WORK TO COMPLETE: Skip the pictures and quote all of the lines exactly.

PROVIDED MATERIAL:
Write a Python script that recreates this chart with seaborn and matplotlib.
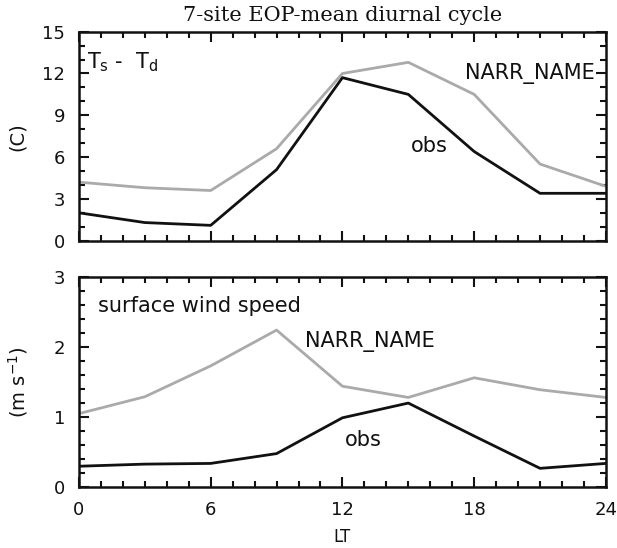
import numpy as np
import pandas as pd
import matplotlib
matplotlib.use("Agg")
import matplotlib.pyplot as plt
import seaborn as sns
from matplotlib.ticker import MultipleLocator

# ---- data ----
hours = [0, 3, 6, 9, 12, 15, 18, 21, 24]
td_obs = [2.0, 1.3, 1.1, 5.1, 11.7, 10.5, 6.4, 3.4, 3.4]
td_narr = [4.2, 3.8, 3.6, 6.6, 12.0, 12.8, 10.5, 5.5, 3.9]
ws_obs = [0.30, 0.33, 0.34, 0.48, 0.99, 1.20, 0.73, 0.27, 0.34]
ws_narr = [1.05, 1.29, 1.73, 2.24, 1.44, 1.28, 1.56, 1.39, 1.28]
x_ticks = [0, 6, 12, 18, 24]
title = "7-site EOP-mean diurnal cycle"

sns.set_style("ticks")
plt.rcParams['font.family'] = ['DejaVu Sans']
plt.rcParams['text.color'] = '#111111'
plt.rcParams['axes.labelcolor'] = '#111111'

fig = plt.figure(figsize=(6.17, 5.48), dpi=100)
ax1 = fig.add_axes([0.128, 0.5608, 0.854, 0.3814])
ax2 = fig.add_axes([0.128, 0.1108, 0.854, 0.3842])

dark = "#111111"
grey = "#aaaaaa"

df1 = pd.DataFrame({"LT": hours * 2, "val": td_obs + td_narr,
                    "src": ["obs"] * 9 + ["NARR_NAME"] * 9})
df2 = pd.DataFrame({"LT": hours * 2, "val": ws_obs + ws_narr,
                    "src": ["obs"] * 9 + ["NARR_NAME"] * 9})
pal = {"obs": dark, "NARR_NAME": grey}

for ax, df in [(ax1, df1), (ax2, df2)]:
    sns.lineplot(data=df, x="LT", y="val", hue="src", palette=pal,
                 hue_order=["NARR_NAME", "obs"], lw=2.0, ax=ax, legend=False)
    ax.set_xlim(0, 24)
    ax.xaxis.set_major_locator(MultipleLocator(6))
    ax.xaxis.set_minor_locator(MultipleLocator(1))
    ax.tick_params(which="both", direction="in", top=True, right=True,
                   width=1.5, colors="#111111", labelsize=13, pad=10)
    ax.tick_params(which="major", length=7)
    ax.tick_params(which="minor", length=4)
    for s in ax.spines.values():
        s.set_linewidth(1.8)
        s.set_color("#111111")
    ax.set_xlabel("")

ax1.set_ylim(0, 15)
ax1.yaxis.set_major_locator(MultipleLocator(3))
ax1.yaxis.set_minor_locator(MultipleLocator(1))
ax1.set_xticks(x_ticks)
ax1.set_xticklabels([])
ax1.set_ylabel("(C)", fontsize=14)
ax1.yaxis.set_label_coords(-0.099, 0.5)

ax2.set_ylim(0, 3)
ax2.yaxis.set_major_locator(MultipleLocator(1))
ax2.yaxis.set_minor_locator(MultipleLocator(0.2))
ax2.set_xticks(x_ticks)
ax2.set_ylabel("(m s$^{-1}$)", fontsize=14)
ax2.yaxis.set_label_coords(-0.092, 0.5)
ax2.set_xlabel("LT", fontsize=12)
ax2.xaxis.set_label_coords(0.5, -0.195)

fs = 15
ax1.text(0.36, 12.8, "T$_\\mathregular{s}$ -  T$_\\mathregular{d}$", fontsize=fs, va="center", ha="left")
ax1.text(17.6, 12.0, "NARR_NAME", fontsize=fs, va="center", ha="left")
ax1.text(15.1, 6.8, "obs", fontsize=fs, va="center", ha="left")
ax2.text(0.86, 2.59, "surface wind speed", fontsize=fs, va="center", ha="left")
ax2.text(10.28, 2.08, "NARR_NAME", fontsize=fs, va="center", ha="left")
ax2.text(12.13, 0.68, "obs", fontsize=fs, va="center", ha="left")

fig.text(0.555, 0.972, title, fontsize=15, family="DejaVu Serif",
         ha="center", va="center")

fig.savefig("out.png", dpi=100, facecolor="white")
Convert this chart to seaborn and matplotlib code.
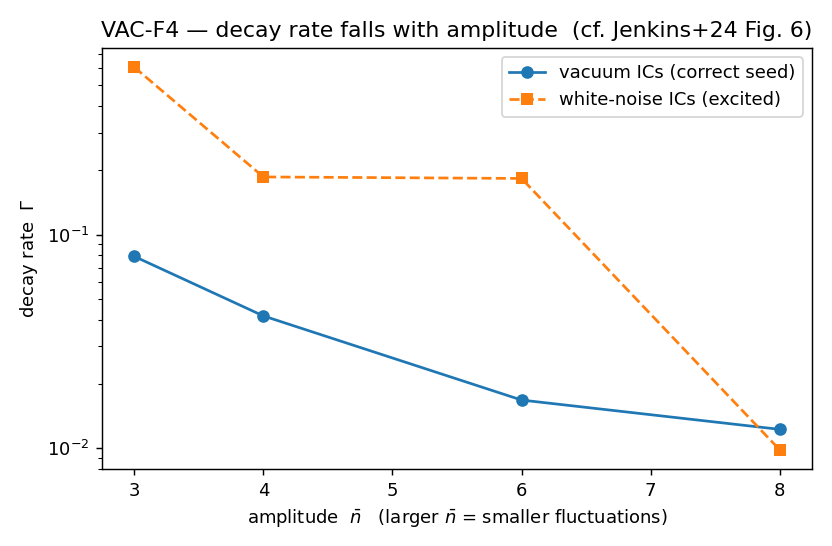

WRITTEN ANSWER:
Write a Python script that recreates this chart with seaborn and matplotlib.
import numpy as np
import pandas as pd
import matplotlib
matplotlib.use("Agg")
import matplotlib.pyplot as plt
import seaborn as sns
from matplotlib.ticker import MultipleLocator

# ---- data ----
hours = [0, 3, 6, 9, 12, 15, 18, 21, 24]
td_obs = [2.0, 1.3, 1.1, 5.1, 11.7, 10.5, 6.4, 3.4, 3.4]
td_narr = [4.2, 3.8, 3.6, 6.6, 12.0, 12.8, 10.5, 5.5, 3.9]
ws_obs = [0.30, 0.33, 0.34, 0.48, 0.99, 1.20, 0.73, 0.27, 0.34]
ws_narr = [1.05, 1.29, 1.73, 2.24, 1.44, 1.28, 1.56, 1.39, 1.28]
x_ticks = [0, 6, 12, 18, 24]
title = "7-site EOP-mean diurnal cycle"

sns.set_style("ticks")
plt.rcParams['font.family'] = ['DejaVu Sans']
plt.rcParams['text.color'] = '#111111'
plt.rcParams['axes.labelcolor'] = '#111111'

fig = plt.figure(figsize=(6.17, 5.48), dpi=100)
ax1 = fig.add_axes([0.128, 0.5608, 0.854, 0.3814])
ax2 = fig.add_axes([0.128, 0.1108, 0.854, 0.3842])

dark = "#111111"
grey = "#aaaaaa"

df1 = pd.DataFrame({"LT": hours * 2, "val": td_obs + td_narr,
                    "src": ["obs"] * 9 + ["NARR_NAME"] * 9})
df2 = pd.DataFrame({"LT": hours * 2, "val": ws_obs + ws_narr,
                    "src": ["obs"] * 9 + ["NARR_NAME"] * 9})
pal = {"obs": dark, "NARR_NAME": grey}

for ax, df in [(ax1, df1), (ax2, df2)]:
    sns.lineplot(data=df, x="LT", y="val", hue="src", palette=pal,
                 hue_order=["NARR_NAME", "obs"], lw=2.0, ax=ax, legend=False)
    ax.set_xlim(0, 24)
    ax.xaxis.set_major_locator(MultipleLocator(6))
    ax.xaxis.set_minor_locator(MultipleLocator(1))
    ax.tick_params(which="both", direction="in", top=True, right=True,
                   width=1.5, colors="#111111", labelsize=13, pad=10)
    ax.tick_params(which="major", length=7)
    ax.tick_params(which="minor", length=4)
    for s in ax.spines.values():
        s.set_linewidth(1.8)
        s.set_color("#111111")
    ax.set_xlabel("")

ax1.set_ylim(0, 15)
ax1.yaxis.set_major_locator(MultipleLocator(3))
ax1.yaxis.set_minor_locator(MultipleLocator(1))
ax1.set_xticks(x_ticks)
ax1.set_xticklabels([])
ax1.set_ylabel("(C)", fontsize=14)
ax1.yaxis.set_label_coords(-0.099, 0.5)

ax2.set_ylim(0, 3)
ax2.yaxis.set_major_locator(MultipleLocator(1))
ax2.yaxis.set_minor_locator(MultipleLocator(0.2))
ax2.set_xticks(x_ticks)
ax2.set_ylabel("(m s$^{-1}$)", fontsize=14)
ax2.yaxis.set_label_coords(-0.092, 0.5)
ax2.set_xlabel("LT", fontsize=12)
ax2.xaxis.set_label_coords(0.5, -0.195)

fs = 15
ax1.text(0.36, 12.8, "T$_\\mathregular{s}$ -  T$_\\mathregular{d}$", fontsize=fs, va="center", ha="left")
ax1.text(17.6, 12.0, "NARR_NAME", fontsize=fs, va="center", ha="left")
ax1.text(15.1, 6.8, "obs", fontsize=fs, va="center", ha="left")
ax2.text(0.86, 2.59, "surface wind speed", fontsize=fs, va="center", ha="left")
ax2.text(10.28, 2.08, "NARR_NAME", fontsize=fs, va="center", ha="left")
ax2.text(12.13, 0.68, "obs", fontsize=fs, va="center", ha="left")

fig.text(0.555, 0.972, title, fontsize=15, family="DejaVu Serif",
         ha="center", va="center")

fig.savefig("out.png", dpi=100, facecolor="white")
Convert this chart to seaborn and matplotlib code.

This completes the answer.